Scientific simulations. If you use random numbers for scientific work, such as Monte Carlo calculations, you need to take care to choose a good generator. Your seed should be fixed (or user-changeable). You don't want variation (in the sense above); you want deterministic behavior but good randomness.
Cryptography. You'll want to be extremely careful. This is probably out of the scope of this thread.
This is commonly used solution:
srand ( time(NULL) );
Execution of all C code is deterministic, so you have to bring in something that is different every time you call the srand. In this case it is time.
Or you can read data from /dev/random (open it just like any other file).
If you are using an OS that does not provide /dev/random then use something like what is shown below
timeval t1;
gettimeofday(&t1, NULL);
srand(t1.tv_usec * t1.tv_sec);
This piece of code can be ported easily to other OS.
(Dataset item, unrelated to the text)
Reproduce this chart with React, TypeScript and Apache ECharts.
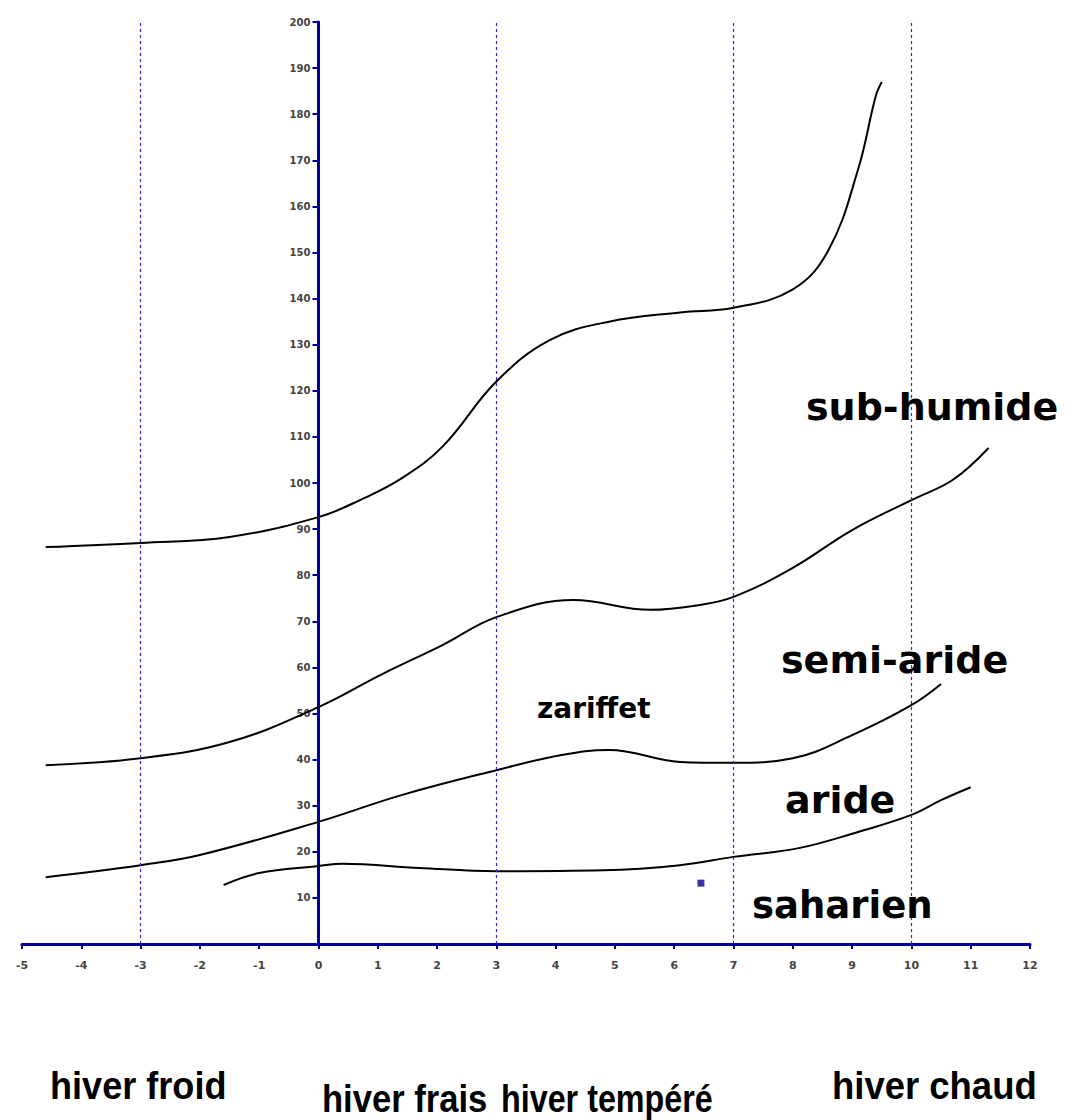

To improve the seed- you can combine (maybe using MD5 or a checksum algorithm) time product shown above with a MAC address of the host machine.
timeval t1;
gettimeofday(&t1, NULL);
unsigned int seed = t1.tv_usec * t1.tv_sec;
unsigned char mac_addr[6];
getMAC(&mac_addr);
improveSeedWithMAC(&seed, mac_addr) ; // MD5 or checksum ...
srand(seed);
Be careful; the rand(3) manpage on linux notes that rand() implementations on some platforms do not give good randomness on the lower-order bits. For this reason, you might want to use a library to acquire real random numbers. Glib provides useful functions like g_random_int_range() which may better suite your purpose.